**GIVEN DATA**.
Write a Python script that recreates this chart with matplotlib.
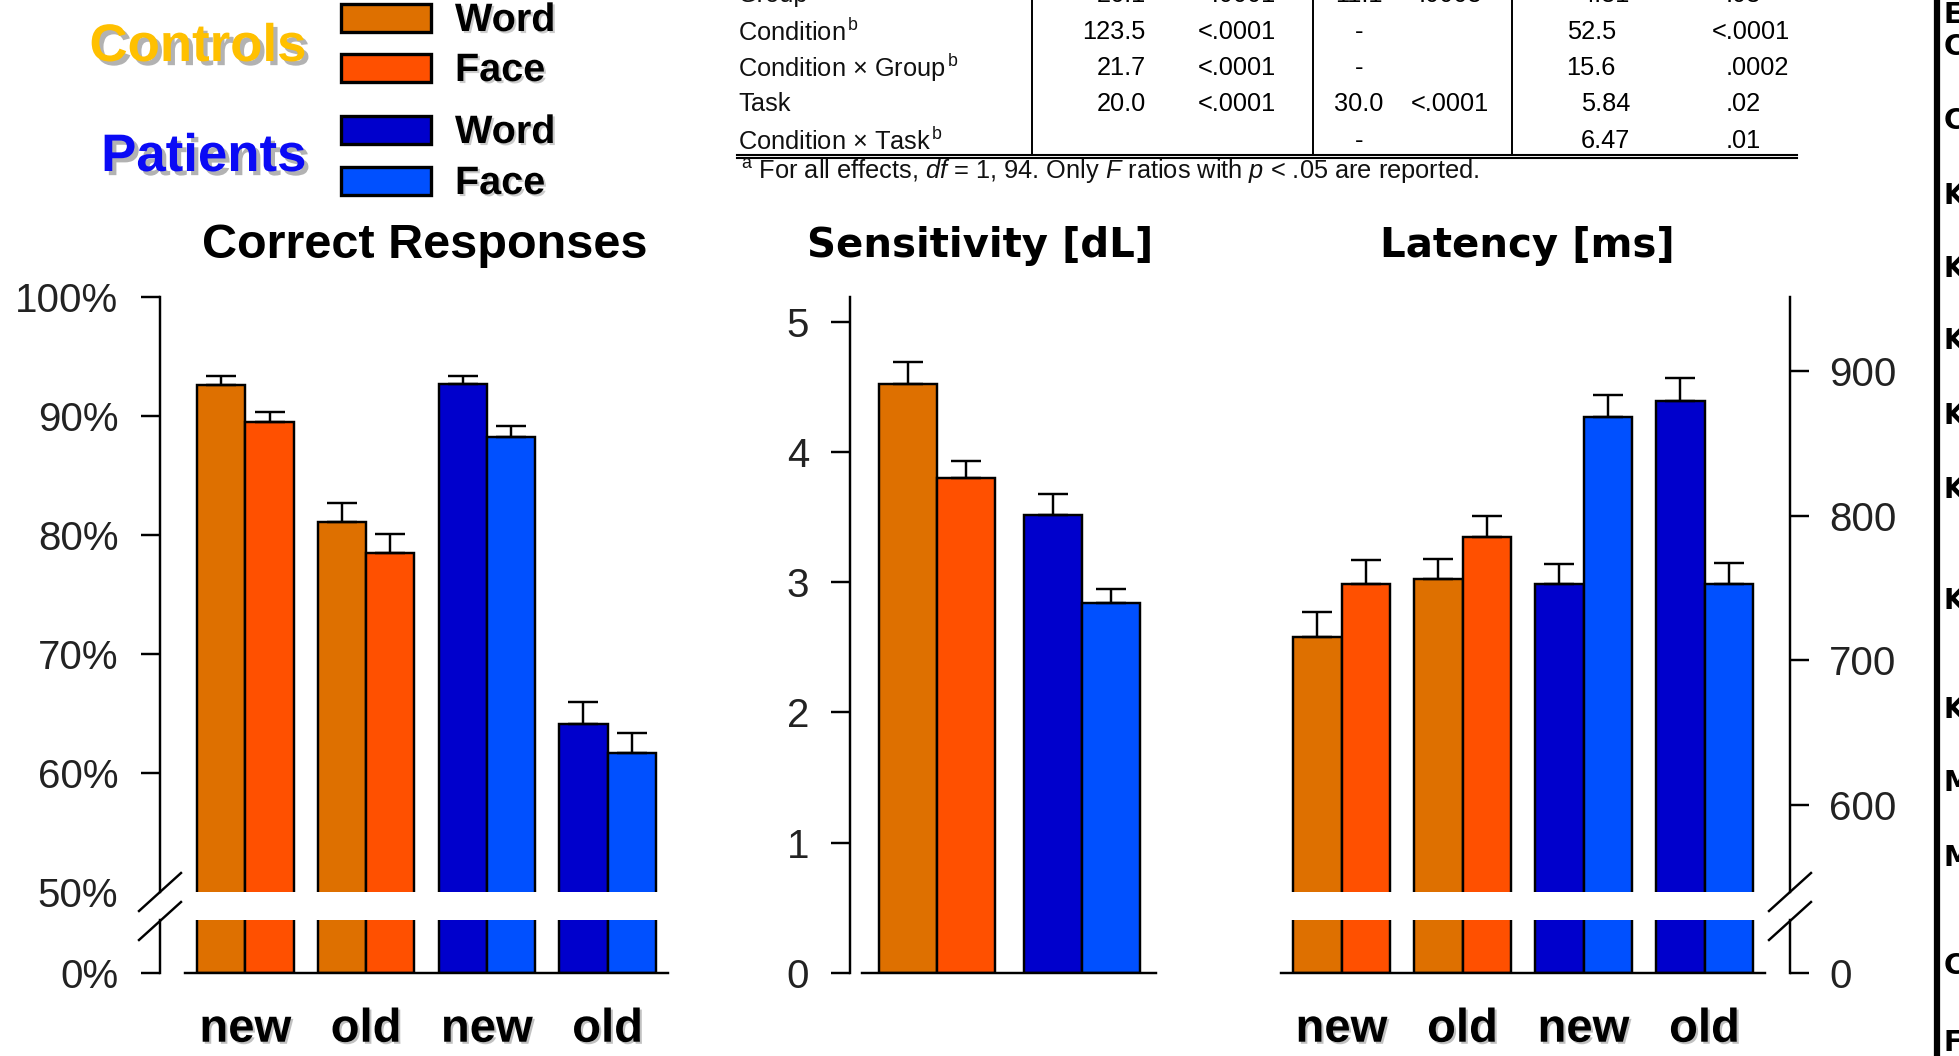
import matplotlib
matplotlib.use('Agg')
import matplotlib.pyplot as plt
import matplotlib.patheffects as pe
from matplotlib.patches import Rectangle
from matplotlib.lines import Line2D
import numpy as np

# ---------------- data ----------------
conditions = ['new', 'old', 'new', 'old']
groups = ['Controls', 'Controls', 'Patients', 'Patients']

correct_word = [92.6, 81.1, 92.7, 64.1]
correct_word_err = [0.75, 1.55, 0.65, 1.85]
correct_face = [89.5, 78.5, 88.2, 61.7]
correct_face_err = [0.8, 1.55, 0.95, 1.7]

sens_groups = ['Controls', 'Patients']
sens_word = [4.52, 3.52]
sens_word_err = [0.17, 0.16]
sens_face = [3.80, 2.84]
sens_face_err = [0.13, 0.11]

lat_word = [716, 756, 752.5, 879]
lat_word_err = [17.5, 14, 14, 16]
lat_face = [753, 785, 868, 752.5]
lat_face_err = [16.5, 14.5, 15.5, 14.5]

pct_ticks = [50, 60, 70, 80, 90, 100]
pct_labels = ['50%', '60%', '70%', '80%', '90%', '100%']
sens_ticks = [0, 1, 2, 3, 4, 5]
lat_ticks = [600, 700, 800, 900]

word_colors = ['#DE7000', '#DE7000', '#0000CC', '#0000CC']
face_colors = ['#FF5000', '#FF5000', '#0050FF', '#0050FF']

table_effects = ['Group', 'Condition', 'Condition \u00d7 Group', 'Task', 'Condition \u00d7 Task']
table_sup = ['', 'b', 'b', '', 'b']
table_F1 = ['26.1', '123.5', '21.7', '20.0', '']
table_p1 = ['<.0001', '<.0001', '<.0001', '<.0001', '']
table_F2 = ['11.1', '-', '-', '30.0', '-']
table_p2 = ['.0008', '', '', '<.0001', '']
table_F3 = ['4.81', '52.5', '15.6', '5.84', '6.47']
table_p3 = ['.03', '<.0001', '.0002', '.02', '.01']

side_letters = ['E', 'C', 'C', 'K', 'K', 'K', 'K', 'K', 'K', 'K', 'M', 'M', 'C', 'F']

# ---------------- fonts ----------------
TFONT = 'Liberation Sans'
plt.rcParams['font.family'] = ['Liberation Sans', 'DejaVu Sans']
plt.rcParams['mathtext.fontset'] = 'custom'
plt.rcParams['mathtext.rm'] = TFONT
plt.rcParams['mathtext.it'] = TFONT + ':italic'

W, H = 1959, 1056
fig = plt.figure(figsize=(W / 100, H / 100), dpi=100)
fig.patch.set_facecolor('white')


def fx(x):
    return x / W


def fy(y):
    return 1 - y / H


def ax_px(x0, y0, x1, y1):
    a = fig.add_axes([x0 / W, 1 - y1 / H, (x1 - x0) / W, (y1 - y0) / H])
    a.set_facecolor('none')
    for s in a.spines.values():
        s.set_visible(False)
    return a


TICK_COLOR = '#222222'
TICK_SIZE = 29
LW = 1.75


def style_y(a, side, offset_pt, ticks, labels, pad):
    a.spines[side].set_visible(True)
    a.spines[side].set_linewidth(LW)
    a.spines[side].set_position(('outward', offset_pt))
    a.set_yticks(ticks)
    a.set_yticklabels(labels)
    if side == 'right':
        a.yaxis.tick_right()
    a.tick_params(axis='y', length=14, width=LW, pad=pad, labelsize=TICK_SIZE,
                  labelcolor=TICK_COLOR)
    a.set_xticks([])


def draw_bars(a, x, word, face, wcol, fcol, werr=None, ferr=None, w=0.4):
    x = np.asarray(x, dtype=float)
    a.bar(x - w / 2, word, width=w, color=wcol, edgecolor='black', linewidth=LW, zorder=2)
    a.bar(x + w / 2, face, width=w, color=fcol, edgecolor='black', linewidth=LW, zorder=2)
    if werr is not None:
        a.errorbar(x - w / 2, word, yerr=[np.zeros(len(word)), werr], fmt='none',
                   ecolor='black', elinewidth=LW, capsize=11, capthick=LW, zorder=3)
        a.errorbar(x + w / 2, face, yerr=[np.zeros(len(face)), ferr], fmt='none',
                   ecolor='black', elinewidth=LW, capsize=11, capthick=LW, zorder=3)


def xlabels(a, labels):
    a.set_xticks(np.arange(len(labels)))
    a.set_xticklabels(labels, fontsize=34, fontweight='bold')
    a.tick_params(axis='x', length=0, pad=25)
    for t in a.get_xticklabels():
        t.set_path_effects([pe.withSimplePatchShadow(offset=(1.5, -1.5), shadow_rgbFace='#999999', alpha=0.6)])


def slash(xc, yc):
    fig.add_artist(Line2D([fx(xc - 21), fx(xc + 21)], [fy(yc + 19), fy(yc - 19)],
                          transform=fig.transFigure, color='black', lw=LW))


xg = np.arange(4)

# ---------------- Panel 1: Correct responses ----------------
a1 = ax_px(185, 297, 668, 892)
draw_bars(a1, xg, correct_word, correct_face, word_colors, face_colors,
          correct_word_err, correct_face_err)
a1.set_xlim(-0.5, 3.5)
a1.set_ylim(50, 100)
style_y(a1, 'left', 18, pct_ticks, pct_labels, 16)
a1.spines['left'].set_bounds(50, 100)
a1.yaxis.get_major_ticks()[0].tick1line.set_visible(False)

a1b = ax_px(185, 920, 668, 973)
draw_bars(a1b, xg, correct_word, correct_face, word_colors, face_colors)
a1b.set_xlim(-0.5, 3.5)
a1b.set_ylim(0, 10)
style_y(a1b, 'left', 18, [0], ['0%'], 16)
a1b.spines['bottom'].set_visible(True)
a1b.spines['bottom'].set_linewidth(LW)
xlabels(a1b, conditions)
slash(160, 892)
slash(160, 921)

# ---------------- Panel 2: Sensitivity ----------------
a2 = ax_px(862, 297, 1156, 973)
draw_bars(a2, np.arange(2), sens_word, sens_face, [word_colors[0], word_colors[2]],
          [face_colors[0], face_colors[2]], sens_word_err, sens_face_err)
a2.set_xlim(-0.515, 1.51)
a2.set_ylim(0, 5.19)
style_y(a2, 'left', 9, sens_ticks, [str(t) for t in sens_ticks], 15)
a2.spines['bottom'].set_visible(True)
a2.spines['bottom'].set_linewidth(LW)

# ---------------- Panel 3: Latency ----------------
a3 = ax_px(1281, 297, 1765, 892)
draw_bars(a3, xg, lat_word, lat_face, word_colors, face_colors, lat_word_err, lat_face_err)
a3.set_xlim(-0.5, 3.5)
a3.set_ylim(540, 951)
style_y(a3, 'right', 18, lat_ticks, [str(t) for t in lat_ticks], 14)

a3b = ax_px(1281, 920, 1765, 973)
draw_bars(a3b, xg, lat_word, lat_face, word_colors, face_colors)
a3b.set_xlim(-0.5, 3.5)
a3b.set_ylim(0, 10)
style_y(a3b, 'right', 18, [0], ['0'], 14)
a3b.spines['bottom'].set_visible(True)
a3b.spines['bottom'].set_linewidth(LW)
xlabels(a3b, conditions)
slash(1790, 892)
slash(1790, 921)

# ---------------- titles ----------------
fig.text(fx(425), fy(246), 'Correct Responses', ha='center', va='center',
         fontsize=35, fontweight='bold', family='Liberation Sans')
fig.text(fx(980), fy(246), 'Sensitivity [dL]', ha='center', va='center',
         fontsize=29, fontweight='bold', family='DejaVu Sans')
fig.text(fx(1527), fy(246), 'Latency [ms]', ha='center', va='center',
         fontsize=29, fontweight='bold', family='DejaVu Sans')

# ---------------- legend ----------------
shadow = [pe.withSimplePatchShadow(offset=(3, -3), shadow_rgbFace='#808080', alpha=0.6)]
fig.text(fx(306), fy(47), 'Controls', ha='right', va='center', fontsize=38,
         fontweight='bold', color='#FFC000', path_effects=shadow)
fig.text(fx(306), fy(157), 'Patients', ha='right', va='center', fontsize=38,
         fontweight='bold', color='#0A0AF5', path_effects=shadow)
leg_labels = ['Word', 'Face', 'Word', 'Face']
leg_colors = [word_colors[0], face_colors[0], word_colors[2], face_colors[2]]
leg_y = [18, 68, 130, 181]
for lab, col, yc in zip(leg_labels, leg_colors, leg_y):
    fig.add_artist(Rectangle((fx(341), fy(yc + 14)), (431 - 341) / W, 28 / H,
                             transform=fig.transFigure, facecolor=col,
                             edgecolor='black', linewidth=2.4))
    fig.text(fx(455), fy(yc + 2), lab, ha='left', va='center', fontsize=28.5,
             fontweight='bold', color='black',
             path_effects=[pe.withSimplePatchShadow(offset=(1.5, -1.5), shadow_rgbFace='#999999', alpha=0.5)])

# ---------------- table ----------------
row_y = [-5, 32, 68, 104, 141]
tfs = 18.3
for i, y in enumerate(row_y):
    lab = table_effects[i] + (r'$^{\,\mathrm{%s}}$' % table_sup[i] if table_sup[i] else '')
    fig.text(fx(738), fy(y), lab, ha='left', va='center', fontsize=tfs, family=TFONT, color='#111111')
    fig.text(fx(1146), fy(y), table_F1[i], ha='right', va='center', fontsize=tfs, family=TFONT)
    fig.text(fx(1276), fy(y), table_p1[i], ha='right', va='center', fontsize=tfs, family=TFONT)
    fig.text(fx(1359), fy(y), table_F2[i], ha='center', va='center', fontsize=tfs, family=TFONT)
    fig.text(fx(1450), fy(y), table_p2[i], ha='center', va='center', fontsize=tfs, family=TFONT)
    fx3 = 1616 + (14 if len(table_F3[i].split('.')[0]) == 1 else 0)
    fig.text(fx(fx3), fy(y), table_F3[i], ha='right', va='center', fontsize=tfs, family=TFONT)
    px = 1726 - (14 if table_p3[i].startswith('<') else 0)
    fig.text(fx(px), fy(y), table_p3[i], ha='left', va='center', fontsize=tfs, family=TFONT)

for xv in [1032, 1313, 1512]:
    fig.add_artist(Line2D([fx(xv), fx(xv)], [fy(0), fy(155)], transform=fig.transFigure,
                          color='black', lw=1.4))
fig.add_artist(Line2D([fx(737), fx(1797)], [fy(155), fy(155)], transform=fig.transFigure,
                      color='black', lw=1.5))
fig.add_artist(Line2D([fx(737), fx(1797)], [fy(158), fy(158)], transform=fig.transFigure,
                      color='black', lw=1.5))
fig.text(fx(741), fy(172),
         r'$^{\mathrm{a}}$ For all effects, $df$ = 1, 94. Only $F$ ratios with $p$ < .05 are reported.',
         ha='left', va='center', fontsize=tfs, family=TFONT, color='#111111')

# ---------------- right edge ----------------
fig.add_artist(Line2D([fx(1937), fx(1937)], [0, 1], transform=fig.transFigure,
                      color='black', lw=4.5))
side_y = [15, 47, 121, 196, 269, 341, 416, 490, 601, 710, 783, 858, 966, 1043]
for ch, y in zip(side_letters, side_y):
    fig.text(fx(1944), fy(y), ch, ha='left', va='center', fontsize=20,
             fontweight='bold', family='DejaVu Sans')

fig.savefig('out.png', dpi=100)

**BRIEF**. Repeat, exactly and in full, each line from the start of the data to the line that contains "lat_face_err = [16.5, 14.5, 15.5, 14.5]". Pictures do not go in.

**TASK OUTPUT**.
Write a Python script that recreates this chart with matplotlib.
import matplotlib
matplotlib.use('Agg')
import matplotlib.pyplot as plt
import matplotlib.patheffects as pe
from matplotlib.patches import Rectangle
from matplotlib.lines import Line2D
import numpy as np

# ---------------- data ----------------
conditions = ['new', 'old', 'new', 'old']
groups = ['Controls', 'Controls', 'Patients', 'Patients']

correct_word = [92.6, 81.1, 92.7, 64.1]
correct_word_err = [0.75, 1.55, 0.65, 1.85]
correct_face = [89.5, 78.5, 88.2, 61.7]
correct_face_err = [0.8, 1.55, 0.95, 1.7]

sens_groups = ['Controls', 'Patients']
sens_word = [4.52, 3.52]
sens_word_err = [0.17, 0.16]
sens_face = [3.80, 2.84]
sens_face_err = [0.13, 0.11]

lat_word = [716, 756, 752.5, 879]
lat_word_err = [17.5, 14, 14, 16]
lat_face = [753, 785, 868, 752.5]
lat_face_err = [16.5, 14.5, 15.5, 14.5]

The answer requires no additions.